I would recommend when looking for help with RegEx I would copy and paste the text when possible in stead of a picture because if I missed one character then this RegEx wont work


« Last Edit: July 13, 2015, 05:42:42 PM by PegLegTV »

PegLegTV

  • $upporter
  • Hero Member
  • *****
  • Posts: 500
  • Karma: 43
    • View Profile
Re: need help using regex after i scrape a localhost site
« Reply #2 on: July 13, 2015, 05:44:10 PM »
After looking at your photo closer I noticed that my first Regex Match was going to find other matches as well, I just update the command above to only match the line you highlighted

This is the text highlighted in 2exclusive's photo
Quote
<div Class="span2 current-temp">76º F</div>
let me know how it works for you
« Last Edit: July 13, 2015, 06:46:37 PM by PegLegTV »

2exclusive

  • Contributor
  • ***
  • Posts: 54
  • Karma: 0
    • View Profile
Re: need help using regex after i scrape a localhost site
« Reply #3 on: July 13, 2015, 06:15:14 PM »
hmmm let me know if this screen shot makes sense, it still doesnt find any value... How do you check if the scrape function is even working?

btw thanks for your help with this

Kalle

  • $upporter
  • Hero Member
  • *****
  • Posts: 2319
  • Karma: 47
    • View Profile
Re: need help using regex after i scrape a localhost site
« Reply #4 on: July 13, 2015, 06:20:22 PM »
You can use also a dot instead of "/s" which "eliminate" the white space character - but I suggest  - use the VC regex tool which will be a great help.


the "/d" in your regex action make no sense to me


If you wil get only the 76 - then you can use this in your regex action:
Code: [Select]
<div.Class="span2.current-temp">(.*?)\D+<

you can open your URL with the RegEx Tool by click on it in the LCB editor







« Last Edit: July 13, 2015, 06:36:43 PM by Kalle »
***********  get excited and make things  **********

jitterjames

  • Administrator
  • Hero Member
  • *****
  • Posts: 7715
  • Karma: 116
    • View Profile
    • VoxCommando
Re: need help using regex after i scrape a localhost site
« Reply #5 on: July 13, 2015, 06:40:01 PM »
@ 2exclusive: Please stop posting only images:  Paste actual text in a codebox for the html that you want to apply RegEx patterns to, as mentioned by Pegleg.  Also post commands using XML not images: http://voxcommando.com/mediawiki/index.php?title=XML_on_the_forum.  If you want to post a picture as well that's fine.

@ PegLeg: don't forget about spaces in your RegEx patterns!   VC ignores normal spaces and they need to be represented explicitly using \s or if you are feeling loosey goosey you can use a .

@ Kalle: \d is a digit.  Very useful.

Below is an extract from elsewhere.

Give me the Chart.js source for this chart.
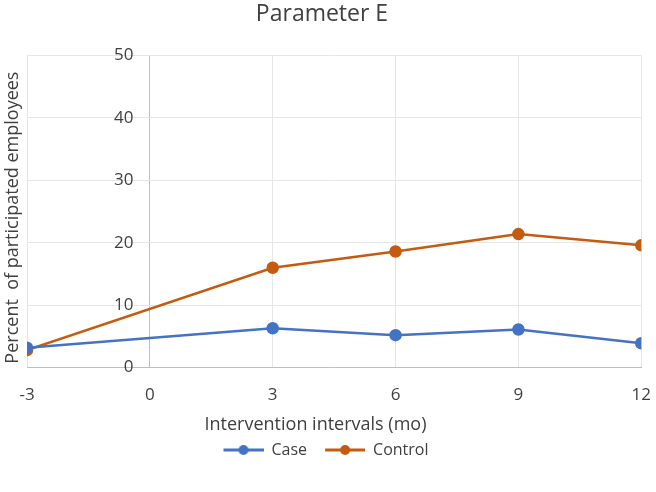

In this case PegLeg is using it to eliminate the degree sign and the F.  Spaces and digits and all other types of special characters use backslash \ (not forward slash / ).
« Last Edit: July 13, 2015, 06:44:01 PM by jitterjames »

PegLegTV

  • $upporter
  • Hero Member
  • *****
  • Posts: 500
  • Karma: 43
    • View Profile
Re: need help using regex after i scrape a localhost site
« Reply #6 on: July 13, 2015, 06:45:16 PM »
@ 2exclusive: Please stop posting only images:  Paste actual text in a codebox for the html that you want to apply RegEx patterns to, as mentioned by Pegleg.  Also post commands using XML not images: http://voxcommando.com/mediawiki/index.php?title=XML_on_the_forum.  If you want to post a picture as well that's fine.

@ PegLeg: don't forget about spaces!

@ Kalle: \d is a digit.  Very useful. In this case PegLeg is using it to eliminate the degree sign.  Spaces and digits and all other types of special characters use backslash \ (not forward slash / ).

@jitterjames: The command I posted in my first post has the regex that should work, the second post is simply the text that is posted in 2exclusive photo, I will change that to a quote instead of a code box, so it doesn't confuse anyone

jitterjames

  • Administrator
  • Hero Member
  • *****
  • Posts: 7715
  • Karma: 116
    • View Profile
    • VoxCommando
Re: need help using regex after i scrape a localhost site
« Reply #7 on: July 13, 2015, 06:48:17 PM »
Right you are! Sorry. I should have known.  :-[

jitterjames

  • Administrator
  • Hero Member
  • *****
  • Posts: 7715
  • Karma: 116
    • View Profile
    • VoxCommando
Re: need help using regex after i scrape a localhost site
« Reply #8 on: July 13, 2015, 06:53:48 PM »
actually though.  Assuming that I am reading the image correctly, here is the RegEx I would use.

Code: [Select]
current-temp">(\d+)

PegLegTV

  • $upporter
  • Hero Member
  • *****
  • Posts: 500
  • Karma: 43
    • View Profile
Re: need help using regex after i scrape a localhost site
« Reply #9 on: July 13, 2015, 07:07:05 PM »
hmmm let me know if this screen shot makes sense, it still doesnt find any value... How do you check if the scrape function is even working?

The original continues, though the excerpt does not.